## What you are asked to do
Output the lines exactly, from the one where "Write a Python" appears through the one where "markeredgewidth=mew, clip_on=False)" appears. Images are left out.

## Stored records
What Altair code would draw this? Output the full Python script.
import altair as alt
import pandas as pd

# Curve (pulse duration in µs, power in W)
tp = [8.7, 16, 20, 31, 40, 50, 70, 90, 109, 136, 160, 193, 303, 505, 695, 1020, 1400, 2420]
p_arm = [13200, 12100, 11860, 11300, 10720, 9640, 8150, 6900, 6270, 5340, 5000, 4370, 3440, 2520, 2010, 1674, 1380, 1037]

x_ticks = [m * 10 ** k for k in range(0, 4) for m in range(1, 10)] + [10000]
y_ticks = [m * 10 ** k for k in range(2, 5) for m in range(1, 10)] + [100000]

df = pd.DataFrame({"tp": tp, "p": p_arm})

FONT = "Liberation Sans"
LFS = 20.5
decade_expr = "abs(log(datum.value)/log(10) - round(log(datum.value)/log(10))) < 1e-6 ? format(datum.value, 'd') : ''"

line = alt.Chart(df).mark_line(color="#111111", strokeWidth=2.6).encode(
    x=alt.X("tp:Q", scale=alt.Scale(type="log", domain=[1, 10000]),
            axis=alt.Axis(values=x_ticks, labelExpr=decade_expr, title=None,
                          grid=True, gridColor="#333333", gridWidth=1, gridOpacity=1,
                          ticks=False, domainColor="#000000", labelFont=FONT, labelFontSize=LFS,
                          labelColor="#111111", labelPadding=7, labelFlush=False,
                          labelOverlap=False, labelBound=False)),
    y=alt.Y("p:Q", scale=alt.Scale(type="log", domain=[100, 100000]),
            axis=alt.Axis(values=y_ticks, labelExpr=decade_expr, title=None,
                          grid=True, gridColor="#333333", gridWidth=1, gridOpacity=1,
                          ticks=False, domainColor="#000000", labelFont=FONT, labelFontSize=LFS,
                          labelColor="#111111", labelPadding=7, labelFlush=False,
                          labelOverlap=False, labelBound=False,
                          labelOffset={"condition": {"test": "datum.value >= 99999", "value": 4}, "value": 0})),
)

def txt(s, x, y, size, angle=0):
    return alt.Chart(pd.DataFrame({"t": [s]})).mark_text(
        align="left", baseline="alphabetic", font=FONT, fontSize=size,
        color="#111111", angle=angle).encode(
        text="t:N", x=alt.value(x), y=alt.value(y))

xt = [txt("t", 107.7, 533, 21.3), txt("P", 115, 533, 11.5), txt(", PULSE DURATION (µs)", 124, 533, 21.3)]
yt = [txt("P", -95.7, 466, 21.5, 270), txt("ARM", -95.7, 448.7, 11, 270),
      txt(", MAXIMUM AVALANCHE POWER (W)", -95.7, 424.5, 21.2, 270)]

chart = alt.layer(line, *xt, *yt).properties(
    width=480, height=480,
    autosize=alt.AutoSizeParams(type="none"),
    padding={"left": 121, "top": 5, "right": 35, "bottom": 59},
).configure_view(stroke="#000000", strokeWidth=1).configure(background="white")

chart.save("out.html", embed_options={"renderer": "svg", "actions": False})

* * *

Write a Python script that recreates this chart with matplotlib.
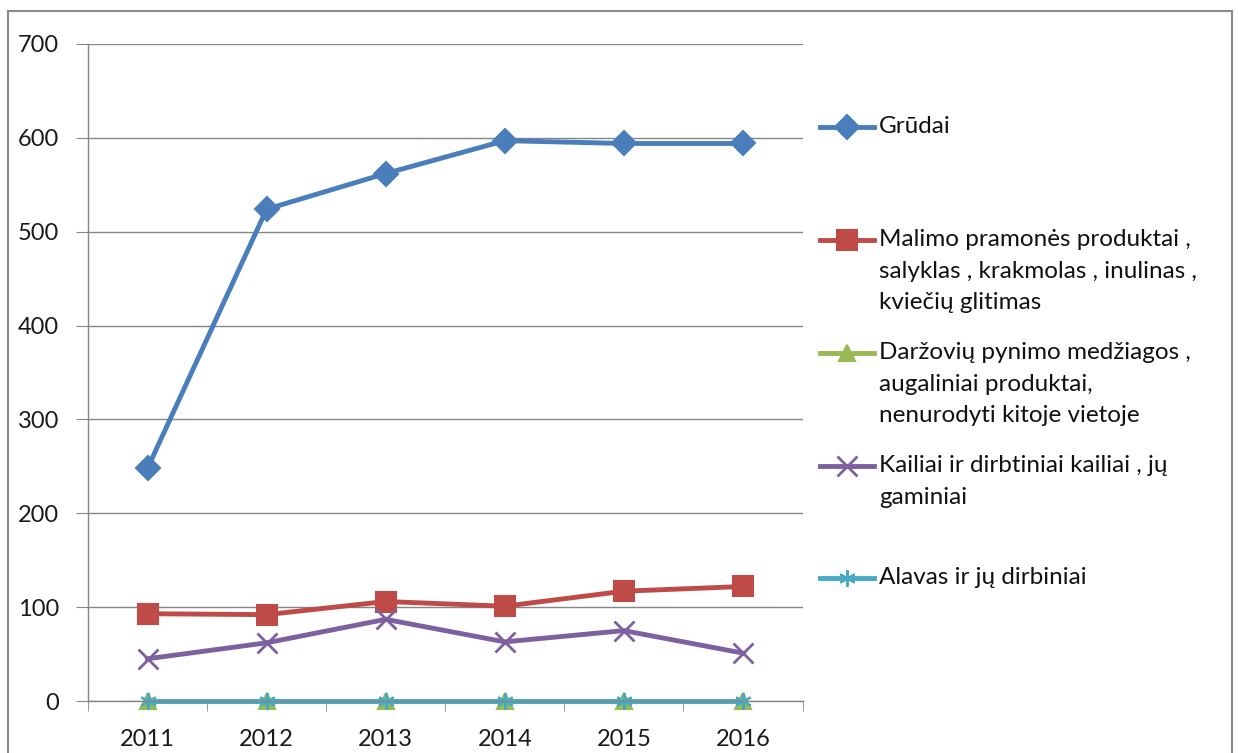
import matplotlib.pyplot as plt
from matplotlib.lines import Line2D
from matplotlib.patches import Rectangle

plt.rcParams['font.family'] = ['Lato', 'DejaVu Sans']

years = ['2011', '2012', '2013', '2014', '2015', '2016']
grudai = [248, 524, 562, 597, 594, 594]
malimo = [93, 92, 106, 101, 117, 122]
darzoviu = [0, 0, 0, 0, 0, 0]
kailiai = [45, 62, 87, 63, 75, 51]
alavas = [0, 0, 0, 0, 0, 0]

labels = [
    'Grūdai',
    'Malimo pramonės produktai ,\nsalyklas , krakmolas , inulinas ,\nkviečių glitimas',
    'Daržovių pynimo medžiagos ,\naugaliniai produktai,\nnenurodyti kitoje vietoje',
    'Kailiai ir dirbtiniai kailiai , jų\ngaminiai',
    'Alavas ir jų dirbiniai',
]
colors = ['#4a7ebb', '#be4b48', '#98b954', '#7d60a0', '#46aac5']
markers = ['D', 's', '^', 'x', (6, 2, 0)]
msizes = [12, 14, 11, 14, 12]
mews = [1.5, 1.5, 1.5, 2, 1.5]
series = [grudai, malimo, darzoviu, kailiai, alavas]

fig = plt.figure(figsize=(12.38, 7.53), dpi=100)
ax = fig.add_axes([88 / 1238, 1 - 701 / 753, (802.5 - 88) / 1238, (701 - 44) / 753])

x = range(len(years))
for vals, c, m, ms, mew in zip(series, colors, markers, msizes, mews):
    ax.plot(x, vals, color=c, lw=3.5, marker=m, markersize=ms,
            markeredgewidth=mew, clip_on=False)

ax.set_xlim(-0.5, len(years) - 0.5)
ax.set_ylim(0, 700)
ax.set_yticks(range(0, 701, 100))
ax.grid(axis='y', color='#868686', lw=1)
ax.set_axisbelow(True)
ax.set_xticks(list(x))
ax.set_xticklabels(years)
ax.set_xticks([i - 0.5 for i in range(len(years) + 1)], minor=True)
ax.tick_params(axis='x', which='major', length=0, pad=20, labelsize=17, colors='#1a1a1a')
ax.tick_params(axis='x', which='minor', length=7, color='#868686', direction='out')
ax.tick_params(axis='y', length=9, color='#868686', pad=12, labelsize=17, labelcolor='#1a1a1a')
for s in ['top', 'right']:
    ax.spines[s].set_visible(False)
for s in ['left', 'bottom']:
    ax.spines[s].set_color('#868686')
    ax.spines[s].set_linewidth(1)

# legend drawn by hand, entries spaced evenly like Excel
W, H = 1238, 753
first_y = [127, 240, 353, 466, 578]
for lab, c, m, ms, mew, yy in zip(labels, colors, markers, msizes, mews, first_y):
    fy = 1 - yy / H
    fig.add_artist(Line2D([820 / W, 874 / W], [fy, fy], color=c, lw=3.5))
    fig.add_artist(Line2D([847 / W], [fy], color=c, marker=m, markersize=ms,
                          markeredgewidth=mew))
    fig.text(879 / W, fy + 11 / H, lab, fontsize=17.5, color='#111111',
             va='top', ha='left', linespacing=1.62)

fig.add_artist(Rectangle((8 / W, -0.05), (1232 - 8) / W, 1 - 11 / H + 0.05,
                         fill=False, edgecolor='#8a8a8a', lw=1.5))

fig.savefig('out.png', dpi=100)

## Result of this exercise
Write a Python script that recreates this chart with matplotlib.
import matplotlib.pyplot as plt
from matplotlib.lines import Line2D
from matplotlib.patches import Rectangle

plt.rcParams['font.family'] = ['Lato', 'DejaVu Sans']

years = ['2011', '2012', '2013', '2014', '2015', '2016']
grudai = [248, 524, 562, 597, 594, 594]
malimo = [93, 92, 106, 101, 117, 122]
darzoviu = [0, 0, 0, 0, 0, 0]
kailiai = [45, 62, 87, 63, 75, 51]
alavas = [0, 0, 0, 0, 0, 0]

labels = [
    'Grūdai',
    'Malimo pramonės produktai ,\nsalyklas , krakmolas , inulinas ,\nkviečių glitimas',
    'Daržovių pynimo medžiagos ,\naugaliniai produktai,\nnenurodyti kitoje vietoje',
    'Kailiai ir dirbtiniai kailiai , jų\ngaminiai',
    'Alavas ir jų dirbiniai',
]
colors = ['#4a7ebb', '#be4b48', '#98b954', '#7d60a0', '#46aac5']
markers = ['D', 's', '^', 'x', (6, 2, 0)]
msizes = [12, 14, 11, 14, 12]
mews = [1.5, 1.5, 1.5, 2, 1.5]
series = [grudai, malimo, darzoviu, kailiai, alavas]

fig = plt.figure(figsize=(12.38, 7.53), dpi=100)
ax = fig.add_axes([88 / 1238, 1 - 701 / 753, (802.5 - 88) / 1238, (701 - 44) / 753])

x = range(len(years))
for vals, c, m, ms, mew in zip(series, colors, markers, msizes, mews):
    ax.plot(x, vals, color=c, lw=3.5, marker=m, markersize=ms,
            markeredgewidth=mew, clip_on=False)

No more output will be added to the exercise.